Dans une récente affaire, une salariée a saisi la justice pour contester son licenciement après avoir été victime de harcèlement moral. Ce licenciement fait suite aux dénonciations de ces mêmes faits par la salariée en question, bien qu'elle ne les ait pas qualifiés stricto sensu de harcèlement moral. La question est donc de savoir si un salarié relatant des faits constitutifs de harcèlement, sans les qualifier comme tels, peut tout de même bénéficier de la protection accordée par la loi.

La bonne foi du salarié dans l'exercice de sa liberté d'expression

À savoir : La mauvaise foi est caractérisée par la fausseté des faits dénoncés par le salarié (Cass. soc. 10 juin 2015, n°13-25.554).

Dans un premier temps, la Cour de cassation énonce qu'un licenciement d'un salarié témoignant de faits de harcèlement moral ne peut être licencié, sauf en cas de mauvaise foi. L'employeur n'est même pas contraint de mentionner celle-ci dans la lettre de licenciement. Il pourra la revendiquer devant le juge.

Dans un second temps, les juges de cassation rappellent que chaque salarié jouit d'une liberté d'expression dans son travail (Art. L.1121-1 C. trav. ; Art. 10 § 1 CEDH). Cette liberté d'expression doit être exercée normalement, c'est-à-dire eut égard à la nature de la tâche à accomplir et proportionnée au but recherché. Tout licenciement prononcé en méconnaissance de ce principe est nul (Cass. soc. 16 fév. 2022, n°19-17.871).

Sur cette base, la Cour de cassation considère que si l'employeur ne conteste pas la bonne foi du témoignage du salarié, l'exercice non abusif de sa liberté d'expression lui donne une protection contre les mesures discriminatoires, notamment les licenciements. Tel est le cas dans la situation à l'origine du litige.

De fait, le salarié qui dénonce des faits de harcèlement moral ne peut être licencié pour ce motif, peu importe qu’il ne les ait pas qualifiés comme tels dans sa lettre de dénonciation.

Un revirement de jurisprudence appréciable

À l’origine, chaque salarié devait qualifier les faits dont ils étaient témoins de harcèlement. À défaut, le salarié ne pouvait prétendre à la protection contre le licenciement et toute autre mesure discriminatoire basée sur ce motif (Cass. soc. Soc., 13 sept. 2017, n° 15-23.045).

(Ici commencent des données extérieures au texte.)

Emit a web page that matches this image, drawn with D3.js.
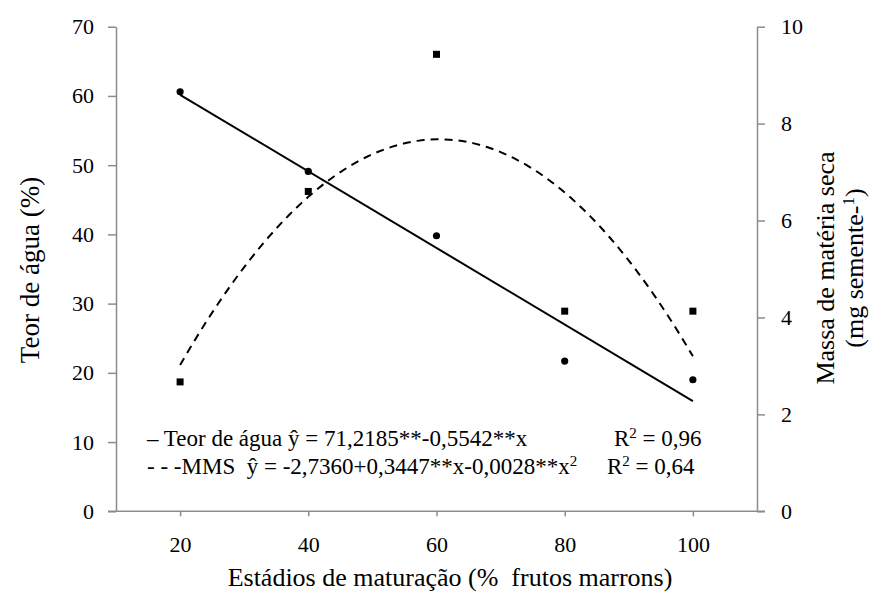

Désormais, la qualification des faits litigieux n'est plus exigée. Ce nouveau principe jurisprudentiel est détaillé directement par la Cour de cassation sur la base de deux éléments essentiels : la bonne foi et l'exercice normal de la liberté d'expression.

Ce revirement est plus que bienvenue. Antérieurement, la position de la Cour de cassation pouvait engendrer des situations de discrimination injustes. Des salariés, de bonne foi, pouvaient dénoncer des agissements délictueux sans pour autant les qualifier de harcèlement par peur d'éventuelles représailles. Dès lors, ils pouvaient être directement victimes de mesures discriminatoires. Finalement, c'est le bon sens qui a primé au travers d'une extension de la protection des témoins de faits de harcèlement.